Various studies have suggested the presence of triacylglycerol in cyanobacteria, but no convincing evidence exists. We purified a substance co-migrating with triacylglycerol in thin-layer chromatography and determined its structure using mass spectrometry, gas chromatography, and ¹H and ¹³C NMR. The major components were palmitoyl and stearoyl plastoquinols (acyl plastoquinol). Acyl plastoquinol has never been described before, although acyloxy derivative of plastoquione has been described as plastoquinone B. The level of acyl plastoquinol was 0.4% of the total lipids. We still do not have clear evidence for the presence of triacylglycerol. If present, the maximum triacylglycerol level must be at most 10% of acyl plastoquinol. The Synechocystis Slr2103 protein was suggested to synthesize triacylglycerol, but the product could be acyl plastoquinol. The possible roles of this novel compound in photosynthesis should be a new focus of research.

slr2103, a homolog of type-2 diacylglycerol acyltransferase genes, for plastoquinone-related neutral lipid synthesis and NaCl-stress acclimatization in a cyanobacterium, Synechocystis sp.
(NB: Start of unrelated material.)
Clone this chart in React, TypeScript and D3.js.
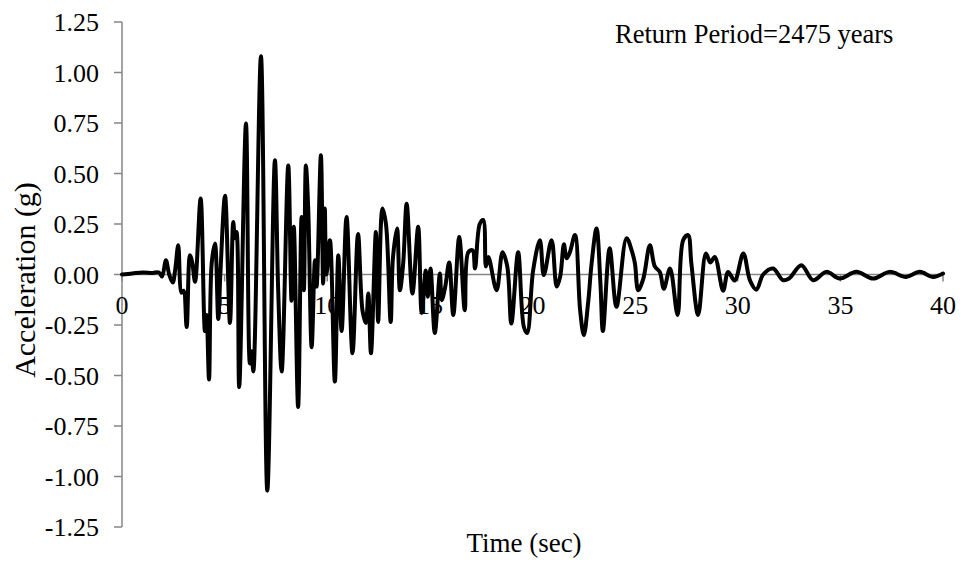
import React from "react";
import * as d3 from "d3";

const timeSec: number[] = [
  0, 0.5, 1.0, 1.5, 1.8, 1.95, 2.14, 2.3, 2.47, 2.6, 2.74, 2.9, 3.0, 3.15, 3.31, 3.42, 3.56, 3.83, 4.04, 4.12,
  4.24, 4.37, 4.53, 4.69, 4.8, 5.02, 5.26, 5.42, 5.5, 5.58, 5.71, 6.04, 6.23, 6.31, 6.4, 6.77, 7.08, 7.45, 7.61, 7.78,
  8.1, 8.26, 8.37, 8.58, 8.75, 8.86, 8.96, 9.07, 9.24, 9.4, 9.48, 9.69, 9.8, 9.88, 9.96, 10.13, 10.37, 10.54, 10.7, 10.94,
  11.23, 11.5, 11.72, 11.88, 12.0, 12.13, 12.37, 12.48, 12.69, 12.86, 13.09, 13.2, 13.4, 13.54, 13.7, 13.87, 14.15, 14.43, 14.6, 14.8,
  14.9, 15.03, 15.24, 15.49, 15.58, 15.75, 15.94, 16.14, 16.43, 16.7, 16.87, 17.08, 17.2, 17.43, 17.6, 17.73, 17.85, 18.25, 18.54, 18.77,
  18.97, 19.3, 19.58, 19.74, 20.03, 20.36, 20.55, 20.93, 21.18, 21.35, 21.53, 21.66, 21.82, 22.07, 22.32, 22.5, 22.71, 22.88, 23.12, 23.31,
  23.43, 23.76, 24.09, 24.58, 24.83, 24.99, 25.15, 25.4, 25.72, 25.96, 26.2, 26.4, 26.7, 27.07, 27.34, 27.58, 27.74, 28.07, 28.45, 28.66,
  28.88, 29.29, 29.53, 29.85, 30.27, 30.6, 30.91, 31.24, 31.72, 32.2, 32.5, 33.1, 33.67, 34.32, 34.97, 35.78, 36.6, 37.4, 38.2, 38.87,
  39.5, 40,
];

const accelG: number[] = [
  0.0, 0.005, 0.01, 0.008, 0.01, -0.01, 0.07, 0.0, -0.04, 0.03, 0.145, -0.09, -0.08, -0.26, 0.095, 0.06, -0.036, 0.376, -0.28, -0.2,
  -0.52, 0.056, 0.153, -0.22, 0.02, 0.39, -0.24, 0.26, 0.18, 0.21, -0.557, 0.748, -0.44, -0.38, -0.48, 1.08, -1.07, 0.565, -0.08, -0.48,
  0.54, -0.13, 0.236, -0.656, 0.285, -0.078, 0.54, 0.335, -0.36, 0.07, -0.06, 0.59, -0.045, 0.327, 0.0, 0.17, -0.53, 0.095, -0.28, 0.285,
  -0.39, 0.2, -0.18, -0.24, -0.094, -0.39, 0.21, -0.235, 0.327, 0.25, -0.235, 0.08, 0.228, -0.078, 0.055, 0.35, -0.094, 0.236, -0.19, 0.02,
  -0.11, 0.03, -0.29, 0.005, -0.127, -0.06, 0.06, -0.2, 0.186, -0.177, 0.11, 0.12, 0.03, 0.25, 0.27, 0.04, 0.087, -0.078, 0.11, 0.04,
  -0.243, 0.11, -0.26, -0.29, 0.02, 0.17, -0.003, 0.17, -0.06, -0.01, 0.15, 0.08, 0.11, 0.195, -0.177, -0.3, -0.14, 0.055, 0.228, -0.045,
  -0.28, 0.13, -0.16, 0.18, 0.12, 0.055, -0.078, -0.02, 0.145, 0.04, 0.013, -0.07, 0.03, -0.2, 0.17, 0.195, 0.055, -0.2, 0.104, 0.06,
  0.087, -0.08, 0.013, -0.03, 0.104, -0.03, -0.075, 0.0, 0.03, -0.028, -0.02, 0.046, -0.028, 0.013, -0.02, 0.013, -0.02, 0.013, -0.012, 0.013,
  -0.012, 0.005,
];

const xTicks: number[] = [0, 5, 10, 15, 20, 25, 30, 35, 40];
const yTicks: number[] = [1.25, 1.0, 0.75, 0.5, 0.25, 0, -0.25, -0.5, -0.75, -1.0, -1.25];

const titleText = "Return Period=2475 years";
const xLabel = "Time (sec)";
const yLabel = "Acceleration (g)";

const fmtY = (v: number) => d3.format(".2f")(v).replace("\u2212", "-");

export default function App() {
  const W = 963;
  const H = 565;
  const x = d3.scaleLinear().domain([0, 40]).range([122, 943]);
  const y = d3.scaleLinear().domain([-1.25, 1.25]).range([527, 22]);
  const data = timeSec.map((t, i) => [t, accelG[i]] as [number, number]);
  const line = d3
    .line<[number, number]>()
    .x((d) => x(d[0]))
    .y((d) => y(d[1]))
    .curve(d3.curveCatmullRom.alpha(0.5));
  const font = "'Liberation Serif', 'Times New Roman', serif";
  const axisColor = "#868686";
  return (
    <svg
      width={W}
      height={H}
      style={{ position: "absolute", left: 0, top: 0, display: "block", background: "#fff" }}
    >
      <rect x={0} y={0} width={W} height={H} fill="#fff" />
      {/* y axis */}
      <line x1={x(0)} x2={x(0)} y1={y(1.25)} y2={y(-1.25)} stroke={axisColor} strokeWidth={1.5} />
      {yTicks.map((v) => (
        <g key={"y" + v}>
          <line x1={x(0) - 8} x2={x(0)} y1={y(v)} y2={y(v)} stroke={axisColor} strokeWidth={1.5} />
          <text
            x={x(0) - 23}
            y={y(v)}
            dy="0.35em"
            textAnchor="end"
            fontFamily={font}
            fontSize={26}
            fill="#000"
          >
            {fmtY(v)}
          </text>
        </g>
      ))}
      {/* x axis at zero */}
      <line x1={x(0)} x2={x(40)} y1={y(0)} y2={y(0)} stroke={axisColor} strokeWidth={1.5} />
      {xTicks.map((v) => (
        <g key={"x" + v}>
          <line x1={x(v)} x2={x(v)} y1={y(0)} y2={y(0) + 7} stroke={axisColor} strokeWidth={1.5} />
          <text
            x={x(v)}
            y={y(0) + 39}
            textAnchor="middle"
            fontFamily={font}
            fontSize={26}
            fill="#000"
          >
            {v}
          </text>
        </g>
      ))}
      <path d={line(data) || ""} fill="none" stroke="#000" strokeWidth={4} strokeLinejoin="round" strokeLinecap="round" />
      <text x={615} y={43} fontFamily={font} fontSize={26.5} fill="#000">
        {titleText}
      </text>
      <text x={524} y={552} textAnchor="middle" fontFamily={font} fontSize={27} fill="#000">
        {xLabel}
      </text>
      <text
        transform={`translate(35, 280) rotate(-90)`}
        textAnchor="middle"
        fontFamily={font}
        fontSize={30}
        fill="#000"
      >
        {yLabel}
      </text>
    </svg>
  );
}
PCC 6803

A cyanobacterium, Synechocystis sp. PCC 6803, contains a lipid with triacylglycerol-like TLC mobility but its identity and physiological roles remain unknown. Here, on ESI-positive LC-MS² analysis, it is shown that the triacylglycerol-like lipid (lipid X) is related to plastoquinone and can be grouped into two subclasses, X_a and X_b, the latter of which is esterified by 16:0 and 18:0. This study further shows that a Synechocystis homolog of type-2 diacylglycerol acyltransferase genes, slr2103, is essential for lipid X synthesis: lipid X disappears in a Synechocystis slr2103-disruptant whereas it appears in an slr2103-overexpressing transformant (OE) of Synechococcus elongatus PCC 7942 that intrinsically lacks lipid X. The slr2103 disruption causes Synechocystis cells to accumulate plastoquinone-C at an abnormally high level whereas slr2103 overexpression in Synechococcus causes the cells to almost completely lose it. It is thus deduced that slr2103 encodes a novel acyltransferase that esterifies 16:0 or 18:0 with plastoquinone-C for the synthesis of lipid X_b. Characterization of the slr2103-disruptant in Synechocystis shows that slr2103 contributes to sedimented-cell growth in a static culture, and to bloom-like structure formation and its expansion by promoting cell aggregation and floatation upon imposition of saline stress (0.3-0.6 M NaCl). These observations provide a basis for elucidation of the molecular mechanism of a novel cyanobacterial strategy to acclimatize to saline stress, and one for development of a system of seawater-utilization and economical harvesting of cyanobacterial cells with high-value added compounds, or blooming control of toxic cyanobacteria.